:: DATA SECTION ::
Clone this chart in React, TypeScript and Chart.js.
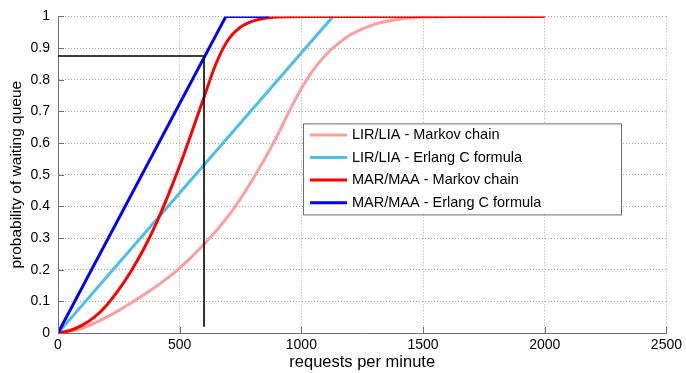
import React, { useEffect, useRef } from "react";
import { Chart, registerables } from "chart.js";

Chart.register(...registerables);

// ---- data ----
const xTickValues = [0, 500, 1000, 1500, 2000, 2500];
const yTickValues = [0, 0.1, 0.2, 0.3, 0.4, 0.5, 0.6, 0.7, 0.8, 0.9, 1];

const lirMarkovX = [0, 100, 200, 300, 400, 500, 600, 700, 800, 900, 950, 1000, 1050, 1100, 1150, 1200, 1300, 1400, 1500, 1600, 2000];
const lirMarkovY = [0, 0.015, 0.05, 0.095, 0.145, 0.205, 0.28, 0.37, 0.485, 0.622, 0.7, 0.772, 0.832, 0.878, 0.913, 0.941, 0.975, 0.991, 0.998, 1, 1];

const lirErlangX = [0, 1130];
const lirErlangY = [0, 1];

const marMarkovX = [0, 50, 100, 150, 200, 250, 300, 350, 400, 450, 500, 550, 600, 650, 700, 750, 800, 850, 900, 1000, 2000];
const marMarkovY = [0, 0.008, 0.025, 0.05, 0.088, 0.137, 0.195, 0.262, 0.34, 0.43, 0.528, 0.635, 0.745, 0.852, 0.927, 0.966, 0.985, 0.994, 0.998, 1, 1];

const marErlangX = [0, 690, 866];
const marErlangY = [0, 1, 1];

const markerX = [0, 600, 600];
const markerY = [0.875, 0.875, 0.02];

const seriesLabels = [
  "LIR/LIA - Markov chain",
  "LIR/LIA - Erlang C formula",
  "MAR/MAA - Markov chain",
  "MAR/MAA - Erlang C formula",
];
const seriesColors = ["#ff9c9c", "#4dbdee", "#ff0000", "#0000ff"];

const FONT = "'Liberation Sans', Arial, sans-serif";

const pts = (xs: number[], ys: number[]) => xs.map((x, i) => ({ x, y: ys[i] }));

const legendPlugin = {
  id: "boxLegend",
  afterDatasetsDraw(chart: any) {
    const { ctx, chartArea } = chart;
    const left = chartArea.left + 245;
    const top = chartArea.top + 107;
    const w = 318;
    const h = 91;
    ctx.save();
    ctx.fillStyle = "#ffffff";
    ctx.fillRect(left, top, w, h);
    ctx.strokeStyle = "#6e6e6e";
    ctx.lineWidth = 1;
    ctx.strokeRect(left + 0.5, top + 0.5, w, h);
    ctx.font = `14.5px ${FONT}`;
    ctx.textBaseline = "middle";
    ctx.textAlign = "left";
    const items = chart.data.datasets.filter((d: any) => d.showInLegend);
    items.forEach((d: any, i: number) => {
      const cy = top + 11.5 + i * 22.6;
      ctx.strokeStyle = d.borderColor;
      ctx.lineWidth = 3;
      ctx.beginPath();
      ctx.moveTo(left + 7, cy);
      ctx.lineTo(left + 44, cy);
      ctx.stroke();
      ctx.fillStyle = "#000000";
      ctx.fillText(d.label, left + 49, cy);
    });
    ctx.restore();
  },
};

const innerTicksPlugin = {
  id: "innerTicks",
  afterDraw(chart: any) {
    const { ctx, chartArea, scales } = chart;
    ctx.save();
    ctx.strokeStyle = "#6e6e6e";
    ctx.lineWidth = 1;
    xTickValues.forEach((v) => {
      const px = Math.round(scales.x.getPixelForValue(v)) + 0.5;
      ctx.beginPath();
      ctx.moveTo(px, chartArea.bottom);
      ctx.lineTo(px, chartArea.bottom - 6);
      ctx.stroke();
    });
    yTickValues.forEach((v) => {
      const py = Math.round(scales.y.getPixelForValue(v)) + 0.5;
      ctx.beginPath();
      ctx.moveTo(chartArea.left, py);
      ctx.lineTo(chartArea.left + 6, py);
      ctx.stroke();
    });
    ctx.restore();
  },
};

export default function App() {
  const canvasRef = useRef<HTMLCanvasElement | null>(null);

  useEffect(() => {
    if (!canvasRef.current) return;
    const xs = [lirMarkovX, lirErlangX, marMarkovX, marErlangX];
    const ys = [lirMarkovY, lirErlangY, marMarkovY, marErlangY];
    const drawOrder = [4, 3, 2, 1];
    const datasets: any[] = seriesLabels.map((label, i) => ({
      label,
      showInLegend: true,
      data: pts(xs[i], ys[i]),
      borderColor: seriesColors[i],
      backgroundColor: seriesColors[i],
      borderWidth: 3,
      pointRadius: 0,
      fill: false,
      cubicInterpolationMode: xs[i].length > 3 ? "monotone" : "default",
      tension: 0,
      order: drawOrder[i],
    }));
    datasets.push({
      label: "",
      showInLegend: false,
      data: pts(markerX, markerY),
      borderColor: "#000000",
      borderWidth: 1.6,
      pointRadius: 0,
      fill: false,
      tension: 0,
      order: 0,
    });

    const chart = new Chart(canvasRef.current, {
      type: "line",
      data: { datasets },
      plugins: [legendPlugin, innerTicksPlugin],
      options: {
        animation: false,
        responsive: false,
        devicePixelRatio: 1,
        layout: { padding: { top: 16, right: 16, left: 0, bottom: 0 } },
        plugins: {
          legend: { display: false },
          tooltip: { enabled: false },
        },
        scales: {
          x: {
            type: "linear",
            min: 0,
            max: 2500,
            afterBuildTicks: (scale: any) => {
              scale.ticks = xTickValues.map((v) => ({ value: v }));
            },
            afterFit: (scale: any) => {
              scale.height = 40;
            },
            ticks: {
              color: "#000",
              font: { family: FONT, size: 14 },
              padding: 4,
              maxRotation: 0,
              callback: (v: any) => String(v),
            },
            grid: {
              color: "#a8a8a8",
              lineWidth: 1,
              drawTicks: false,
            },
            border: { display: true, color: "#6e6e6e", width: 1, dash: [1, 2] },
            title: {
              display: true,
              text: "requests per minute",
              color: "#000",
              font: { family: FONT, size: 16.5 },
              padding: { top: 0, bottom: 1 },
            },
          },
          y: {
            type: "linear",
            min: 0,
            max: 1,
            afterBuildTicks: (scale: any) => {
              scale.ticks = yTickValues.map((v) => ({ value: v }));
            },
            afterFit: (scale: any) => {
              scale.width = 58;
            },
            ticks: {
              color: "#000",
              font: { family: FONT, size: 14 },
              padding: 8,
              callback: (v: any) => String(Number(Number(v).toFixed(1))),
            },
            grid: {
              color: "#a8a8a8",
              lineWidth: 1,
              drawTicks: false,
            },
            border: { display: true, color: "#6e6e6e", width: 1, dash: [1, 2] },
            title: {
              display: true,
              text: "probability of waiting queue",
              color: "#000",
              font: { family: FONT, size: 15.5 },
              padding: { top: 7, bottom: 0 },
            },
          },
        },
      } as any,
    });
    return () => chart.destroy();
  }, []);

  return (
    <div style={{ position: "absolute", left: 0, top: 0, width: 686, height: 373, background: "#fff" }}>
      <canvas ref={canvasRef} width={686} height={373} style={{ display: "block" }} />
    </div>
  );
}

:: STATED TASK ::
Everything from the top line of the data down to and including the line with "0.8, 0.9, 1];" is to be copied, except the pictures.

:: IN RESPONSE ::
Clone this chart in React, TypeScript and Chart.js.
import React, { useEffect, useRef } from "react";
import { Chart, registerables } from "chart.js";

Chart.register(...registerables);

// ---- data ----
const xTickValues = [0, 500, 1000, 1500, 2000, 2500];
const yTickValues = [0, 0.1, 0.2, 0.3, 0.4, 0.5, 0.6, 0.7, 0.8, 0.9, 1];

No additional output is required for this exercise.